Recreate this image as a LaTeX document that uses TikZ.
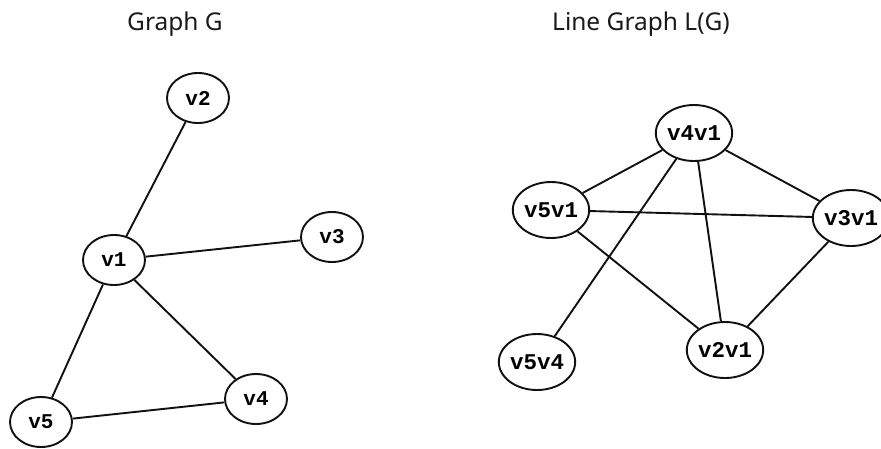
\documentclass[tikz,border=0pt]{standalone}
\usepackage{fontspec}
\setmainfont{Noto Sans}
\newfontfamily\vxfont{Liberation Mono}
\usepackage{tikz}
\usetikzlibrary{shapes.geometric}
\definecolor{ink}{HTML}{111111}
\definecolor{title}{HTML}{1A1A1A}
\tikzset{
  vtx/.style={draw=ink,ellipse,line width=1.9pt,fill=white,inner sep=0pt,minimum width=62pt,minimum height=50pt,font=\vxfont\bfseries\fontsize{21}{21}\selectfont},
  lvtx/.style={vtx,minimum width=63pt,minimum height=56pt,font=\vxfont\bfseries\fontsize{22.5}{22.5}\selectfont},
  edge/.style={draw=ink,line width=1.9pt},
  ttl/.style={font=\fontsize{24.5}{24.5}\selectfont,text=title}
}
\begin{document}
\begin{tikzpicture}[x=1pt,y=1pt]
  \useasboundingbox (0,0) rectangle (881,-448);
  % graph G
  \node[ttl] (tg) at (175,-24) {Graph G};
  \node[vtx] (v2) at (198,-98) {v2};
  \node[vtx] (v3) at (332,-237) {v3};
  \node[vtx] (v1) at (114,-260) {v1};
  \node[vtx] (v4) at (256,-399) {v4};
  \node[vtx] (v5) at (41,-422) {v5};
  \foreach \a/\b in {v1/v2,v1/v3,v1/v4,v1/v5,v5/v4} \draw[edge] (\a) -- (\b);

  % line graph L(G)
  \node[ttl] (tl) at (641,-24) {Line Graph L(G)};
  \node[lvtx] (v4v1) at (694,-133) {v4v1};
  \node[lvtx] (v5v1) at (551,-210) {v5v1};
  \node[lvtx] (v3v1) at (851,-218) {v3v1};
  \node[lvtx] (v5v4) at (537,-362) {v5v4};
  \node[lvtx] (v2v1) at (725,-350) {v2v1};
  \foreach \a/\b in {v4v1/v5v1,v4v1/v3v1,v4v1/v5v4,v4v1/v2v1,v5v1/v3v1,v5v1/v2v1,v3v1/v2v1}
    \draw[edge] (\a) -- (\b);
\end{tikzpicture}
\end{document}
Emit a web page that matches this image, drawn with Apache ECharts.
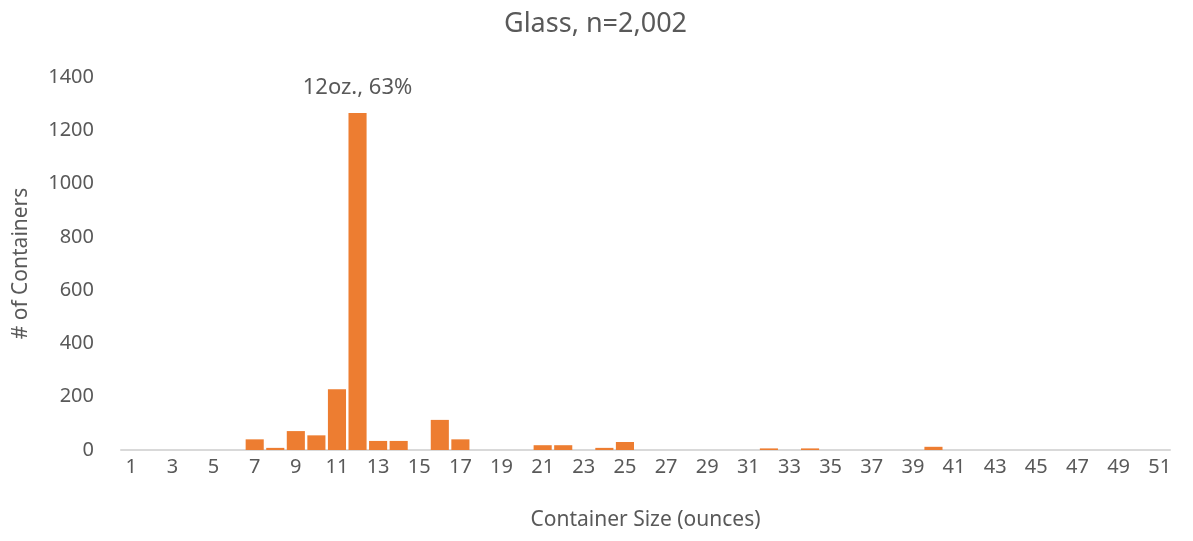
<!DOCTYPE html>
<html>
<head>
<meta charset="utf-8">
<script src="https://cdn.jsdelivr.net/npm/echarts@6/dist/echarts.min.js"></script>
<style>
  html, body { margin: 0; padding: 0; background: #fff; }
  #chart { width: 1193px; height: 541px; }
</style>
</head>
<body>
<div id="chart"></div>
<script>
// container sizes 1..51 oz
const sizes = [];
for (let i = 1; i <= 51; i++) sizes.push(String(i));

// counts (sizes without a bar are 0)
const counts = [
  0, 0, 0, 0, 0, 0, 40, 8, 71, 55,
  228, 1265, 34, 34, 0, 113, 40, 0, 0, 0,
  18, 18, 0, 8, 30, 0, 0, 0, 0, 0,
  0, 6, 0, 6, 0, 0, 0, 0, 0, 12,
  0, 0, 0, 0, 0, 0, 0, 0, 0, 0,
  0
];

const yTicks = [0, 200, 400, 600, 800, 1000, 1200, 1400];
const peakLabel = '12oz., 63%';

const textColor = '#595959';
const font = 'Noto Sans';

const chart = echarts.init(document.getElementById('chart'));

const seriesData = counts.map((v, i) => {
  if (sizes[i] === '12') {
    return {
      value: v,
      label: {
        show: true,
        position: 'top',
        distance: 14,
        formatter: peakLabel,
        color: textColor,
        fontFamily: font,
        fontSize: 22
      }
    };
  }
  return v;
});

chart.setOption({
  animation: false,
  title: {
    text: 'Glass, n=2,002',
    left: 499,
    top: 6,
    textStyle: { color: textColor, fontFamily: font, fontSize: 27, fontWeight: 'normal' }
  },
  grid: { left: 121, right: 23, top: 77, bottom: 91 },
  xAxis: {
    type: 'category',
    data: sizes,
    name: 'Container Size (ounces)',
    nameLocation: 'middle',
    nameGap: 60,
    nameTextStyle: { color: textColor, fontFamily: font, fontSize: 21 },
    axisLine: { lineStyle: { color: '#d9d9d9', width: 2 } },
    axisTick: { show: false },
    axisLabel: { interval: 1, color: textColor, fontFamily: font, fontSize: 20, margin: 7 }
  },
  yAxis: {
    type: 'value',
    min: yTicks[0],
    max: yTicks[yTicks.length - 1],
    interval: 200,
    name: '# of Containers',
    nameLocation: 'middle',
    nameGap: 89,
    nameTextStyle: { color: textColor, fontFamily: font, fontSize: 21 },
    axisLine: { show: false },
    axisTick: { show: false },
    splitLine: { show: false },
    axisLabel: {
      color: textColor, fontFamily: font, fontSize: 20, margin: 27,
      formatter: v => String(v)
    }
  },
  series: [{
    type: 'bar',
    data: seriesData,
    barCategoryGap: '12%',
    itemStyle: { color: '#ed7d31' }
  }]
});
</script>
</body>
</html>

★ ★ ★

Short task: Working from the lines above, reproduce the material exactly and exclude its pictures.

Reply to the task:
Recreate this image as a LaTeX document that uses TikZ.
\documentclass[tikz,border=0pt]{standalone}
\usepackage{fontspec}
\setmainfont{Noto Sans}
\newfontfamily\vxfont{Liberation Mono}
\usepackage{tikz}
\usetikzlibrary{shapes.geometric}
\definecolor{ink}{HTML}{111111}
\definecolor{title}{HTML}{1A1A1A}
\tikzset{
  vtx/.style={draw=ink,ellipse,line width=1.9pt,fill=white,inner sep=0pt,minimum width=62pt,minimum height=50pt,font=\vxfont\bfseries\fontsize{21}{21}\selectfont},
  lvtx/.style={vtx,minimum width=63pt,minimum height=56pt,font=\vxfont\bfseries\fontsize{22.5}{22.5}\selectfont},
  edge/.style={draw=ink,line width=1.9pt},
  ttl/.style={font=\fontsize{24.5}{24.5}\selectfont,text=title}
}
\begin{document}
\begin{tikzpicture}[x=1pt,y=1pt]
  \useasboundingbox (0,0) rectangle (881,-448);
  % graph G
  \node[ttl] (tg) at (175,-24) {Graph G};
  \node[vtx] (v2) at (198,-98) {v2};
  \node[vtx] (v3) at (332,-237) {v3};
  \node[vtx] (v1) at (114,-260) {v1};
  \node[vtx] (v4) at (256,-399) {v4};
  \node[vtx] (v5) at (41,-422) {v5};
  \foreach \a/\b in {v1/v2,v1/v3,v1/v4,v1/v5,v5/v4} \draw[edge] (\a) -- (\b);

  % line graph L(G)
  \node[ttl] (tl) at (641,-24) {Line Graph L(G)};
  \node[lvtx] (v4v1) at (694,-133) {v4v1};
  \node[lvtx] (v5v1) at (551,-210) {v5v1};
  \node[lvtx] (v3v1) at (851,-218) {v3v1};
  \node[lvtx] (v5v4) at (537,-362) {v5v4};
  \node[lvtx] (v2v1) at (725,-350) {v2v1};
  \foreach \a/\b in {v4v1/v5v1,v4v1/v3v1,v4v1/v5v4,v4v1/v2v1,v5v1/v3v1,v5v1/v2v1,v3v1/v2v1}
    \draw[edge] (\a) -- (\b);
\end{tikzpicture}
\end{document}
Emit a web page that matches this image, drawn with Apache ECharts.
<!DOCTYPE html>
<html>
<head>
<meta charset="utf-8">
<script src="https://cdn.jsdelivr.net/npm/echarts@6/dist/echarts.min.js"></script>
<style>
  html, body { margin: 0; padding: 0; background: #fff; }
  #chart { width: 1193px; height: 541px; }
</style>
</head>
<body>
<div id="chart"></div>
<script>
// container sizes 1..51 oz
const sizes = [];
for (let i = 1; i <= 51; i++) sizes.push(String(i));

// counts (sizes without a bar are 0)
const counts = [
  0, 0, 0, 0, 0, 0, 40, 8, 71, 55,
  228, 1265, 34, 34, 0, 113, 40, 0, 0, 0,
  18, 18, 0, 8, 30, 0, 0, 0, 0, 0,
  0, 6, 0, 6, 0, 0, 0, 0, 0, 12,
  0, 0, 0, 0, 0, 0, 0, 0, 0, 0,
  0
];

const yTicks = [0, 200, 400, 600, 800, 1000, 1200, 1400];
const peakLabel = '12oz., 63%';

const textColor = '#595959';
const font = 'Noto Sans';

const chart = echarts.init(document.getElementById('chart'));

const seriesData = counts.map((v, i) => {
  if (sizes[i] === '12') {
    return {
      value: v,
      label: {
        show: true,
        position: 'top',
        distance: 14,
        formatter: peakLabel,
        color: textColor,
        fontFamily: font,
        fontSize: 22
      }
    };
  }
  return v;
});

chart.setOption({
  animation: false,
  title: {
    text: 'Glass, n=2,002',
    left: 499,
    top: 6,
    textStyle: { color: textColor, fontFamily: font, fontSize: 27, fontWeight: 'normal' }
  },
  grid: { left: 121, right: 23, top: 77, bottom: 91 },
  xAxis: {
    type: 'category',
    data: sizes,
    name: 'Container Size (ounces)',
    nameLocation: 'middle',
    nameGap: 60,
    nameTextStyle: { color: textColor, fontFamily: font, fontSize: 21 },
    axisLine: { lineStyle: { color: '#d9d9d9', width: 2 } },
    axisTick: { show: false },
    axisLabel: { interval: 1, color: textColor, fontFamily: font, fontSize: 20, margin: 7 }
  },
  yAxis: {
    type: 'value',
    min: yTicks[0],
    max: yTicks[yTicks.length - 1],
    interval: 200,
    name: '# of Containers',
    nameLocation: 'middle',
    nameGap: 89,
    nameTextStyle: { color: textColor, fontFamily: font, fontSize: 21 },
    axisLine: { show: false },
    axisTick: { show: false },
    splitLine: { show: false },
    axisLabel: {
      color: textColor, fontFamily: font, fontSize: 20, margin: 27,
      formatter: v => String(v)
    }
  },
  series: [{
    type: 'bar',
    data: seriesData,
    barCategoryGap: '12%',
    itemStyle: { color: '#ed7d31' }
  }]
});
</script>
</body>
</html>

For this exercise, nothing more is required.